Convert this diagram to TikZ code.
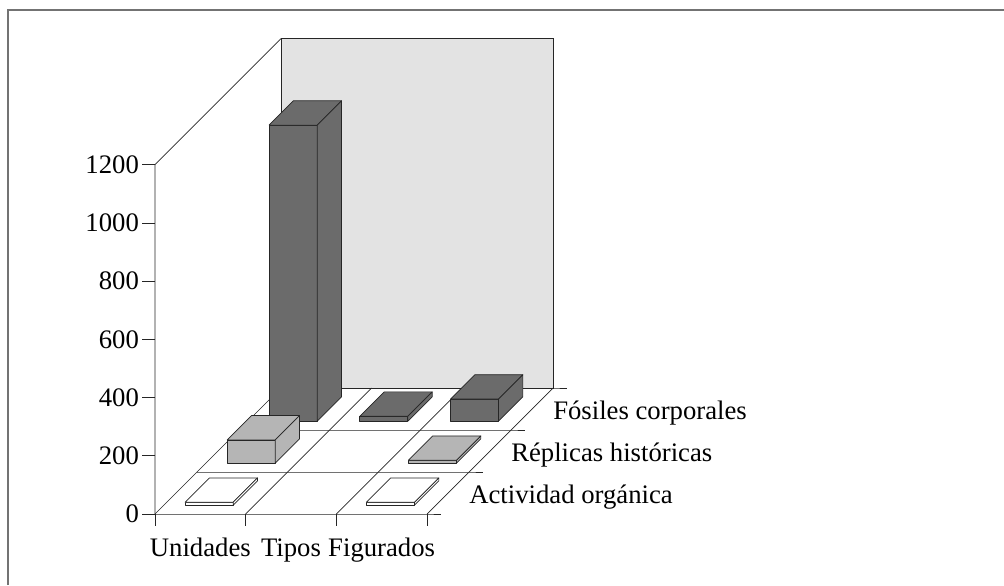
\documentclass[tikz,border=0pt]{standalone}
\usepackage{fontspec}
\setmainfont{Liberation Serif}
\usepackage{tikz}
\usetikzlibrary{calc}
\tikzset{
  % Three fill styles for the boxes, one for each series
  dark box/.style={draw=black!85,fill=black!58,line width=.5pt,line join=round},
  light box/.style={draw=black!85,fill=black!29,line width=.5pt,line join=round},
  white box/.style={draw=black!85,fill=white,line width=.5pt,line join=round},
  wall/.style={draw=black!85,fill=black!11,line width=.5pt},
  grid line/.style={draw=black!85,line width=.5pt}
}
% a box in category #1, row #2, of height #3, drawn with style #4
\newcommand{\caja}[4]{%
  \draw[#4] (#1+.235,0,#2+.21) -- (#1+.765,0,#2+.21) -- (#1+.765,#3,#2+.21) -- (#1+.235,#3,#2+.21) -- cycle;
  \draw[#4] (#1+.235,#3,#2+.21) -- (#1+.765,#3,#2+.21) -- (#1+.765,#3,#2+.79) -- (#1+.235,#3,#2+.79) -- cycle;
  \draw[#4] (#1+.765,0,#2+.21) -- (#1+.765,0,#2+.79) -- (#1+.765,#3,#2+.79) -- (#1+.765,#3,#2+.21) -- cycle;
}

\begin{document}
\begin{tikzpicture}[x={(2.2667cm,0cm)},y={(0cm,0.007275cm)},z={(1.05cm,1.05cm)},
    font=\fontsize{19}{23}\selectfont]
  \useasboundingbox (-3.875cm,-1.775cm) rectangle (21.225cm,12.85cm);
  % frame round the chart
  \draw[black!55,line width=1.5pt] (-3.675cm,-1.775cm) -- (-3.675cm,12.6cm) -- (21.225cm,12.6cm);
  % walls
  \draw[wall] (0,0,3) rectangle (3,1200,3);
  \draw[grid line] (0,0,0) -- (0,1200,0) -- (0,1200,3);
  % floor
  \foreach \c in {0,...,3} \draw[grid line] (\c,0,0) -- (\c,0,3);
  \foreach \d in {0,...,3} \draw[grid line] (0,0,\d) -- (3,0,\d) -- ++(0.35cm,0cm);
  % value axis
  \foreach \v in {0,200,...,1200} {
    \draw[grid line] (0,\v,0) -- ++(-0.33cm,0cm);
    \node (v\v) [anchor=east,inner sep=1pt,xshift=-0.36cm] at (0,\v,0) {\v};
  }
  % category axis
  \foreach \c in {0,...,3} \draw[grid line] (\c,0,0) -- ++(0cm,-0.3cm);
  \node (unidades) [anchor=base,yshift=-1.05cm] at (.5,0,0) {Unidades};
  \node (tipos) [anchor=base,yshift=-1.05cm] at (1.5,0,0) {Tipos};
  \node (figurados) [anchor=base,yshift=-1.05cm] at (2.5,0,0) {Figurados};
  % series labels
  \node (fosiles) [anchor=west,inner sep=0,xshift=.525cm,yshift=-.1cm] at (3,0,2.5) {Fósiles corporales};
  \node (replicas) [anchor=west,inner sep=0,xshift=.525cm,yshift=-.1cm] at (3,0,1.5) {Réplicas históricas};
  \node (actividad) [anchor=west,inner sep=0,xshift=.525cm,yshift=-.1cm] at (3,0,.5) {Actividad orgánica};
  % boxes, back row first
  \caja{0}{2}{1017}{dark box}
  \caja{1}{2}{17}{dark box}
  \caja{2}{2}{76}{dark box}
  \caja{0}{1}{80}{light box}
  \caja{2}{1}{10}{light box}
  \caja{0}{0}{10}{white box}
  \caja{2}{0}{10}{white box}
\end{tikzpicture}
\end{document}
****************
What to produce >> In the copy, include no pictures; restate the listing above exactly.

Response for this exercise >>
Convert this diagram to TikZ code.
\documentclass[tikz,border=0pt]{standalone}
\usepackage{fontspec}
\setmainfont{Liberation Serif}
\usepackage{tikz}
\usetikzlibrary{calc}
\tikzset{
  % Three fill styles for the boxes, one for each series
  dark box/.style={draw=black!85,fill=black!58,line width=.5pt,line join=round},
  light box/.style={draw=black!85,fill=black!29,line width=.5pt,line join=round},
  white box/.style={draw=black!85,fill=white,line width=.5pt,line join=round},
  wall/.style={draw=black!85,fill=black!11,line width=.5pt},
  grid line/.style={draw=black!85,line width=.5pt}
}
% a box in category #1, row #2, of height #3, drawn with style #4
\newcommand{\caja}[4]{%
  \draw[#4] (#1+.235,0,#2+.21) -- (#1+.765,0,#2+.21) -- (#1+.765,#3,#2+.21) -- (#1+.235,#3,#2+.21) -- cycle;
  \draw[#4] (#1+.235,#3,#2+.21) -- (#1+.765,#3,#2+.21) -- (#1+.765,#3,#2+.79) -- (#1+.235,#3,#2+.79) -- cycle;
  \draw[#4] (#1+.765,0,#2+.21) -- (#1+.765,0,#2+.79) -- (#1+.765,#3,#2+.79) -- (#1+.765,#3,#2+.21) -- cycle;
}

\begin{document}
\begin{tikzpicture}[x={(2.2667cm,0cm)},y={(0cm,0.007275cm)},z={(1.05cm,1.05cm)},
    font=\fontsize{19}{23}\selectfont]
  \useasboundingbox (-3.875cm,-1.775cm) rectangle (21.225cm,12.85cm);
  % frame round the chart
  \draw[black!55,line width=1.5pt] (-3.675cm,-1.775cm) -- (-3.675cm,12.6cm) -- (21.225cm,12.6cm);
  % walls
  \draw[wall] (0,0,3) rectangle (3,1200,3);
  \draw[grid line] (0,0,0) -- (0,1200,0) -- (0,1200,3);
  % floor
  \foreach \c in {0,...,3} \draw[grid line] (\c,0,0) -- (\c,0,3);
  \foreach \d in {0,...,3} \draw[grid line] (0,0,\d) -- (3,0,\d) -- ++(0.35cm,0cm);
  % value axis
  \foreach \v in {0,200,...,1200} {
    \draw[grid line] (0,\v,0) -- ++(-0.33cm,0cm);
    \node (v\v) [anchor=east,inner sep=1pt,xshift=-0.36cm] at (0,\v,0) {\v};
  }
  % category axis
  \foreach \c in {0,...,3} \draw[grid line] (\c,0,0) -- ++(0cm,-0.3cm);
  \node (unidades) [anchor=base,yshift=-1.05cm] at (.5,0,0) {Unidades};
  \node (tipos) [anchor=base,yshift=-1.05cm] at (1.5,0,0) {Tipos};
  \node (figurados) [anchor=base,yshift=-1.05cm] at (2.5,0,0) {Figurados};
  % series labels
  \node (fosiles) [anchor=west,inner sep=0,xshift=.525cm,yshift=-.1cm] at (3,0,2.5) {Fósiles corporales};
  \node (replicas) [anchor=west,inner sep=0,xshift=.525cm,yshift=-.1cm] at (3,0,1.5) {Réplicas históricas};
  \node (actividad) [anchor=west,inner sep=0,xshift=.525cm,yshift=-.1cm] at (3,0,.5) {Actividad orgánica};
  % boxes, back row first
  \caja{0}{2}{1017}{dark box}
  \caja{1}{2}{17}{dark box}
  \caja{2}{2}{76}{dark box}
  \caja{0}{1}{80}{light box}
  \caja{2}{1}{10}{light box}
  \caja{0}{0}{10}{white box}
  \caja{2}{0}{10}{white box}
\end{tikzpicture}
\end{document}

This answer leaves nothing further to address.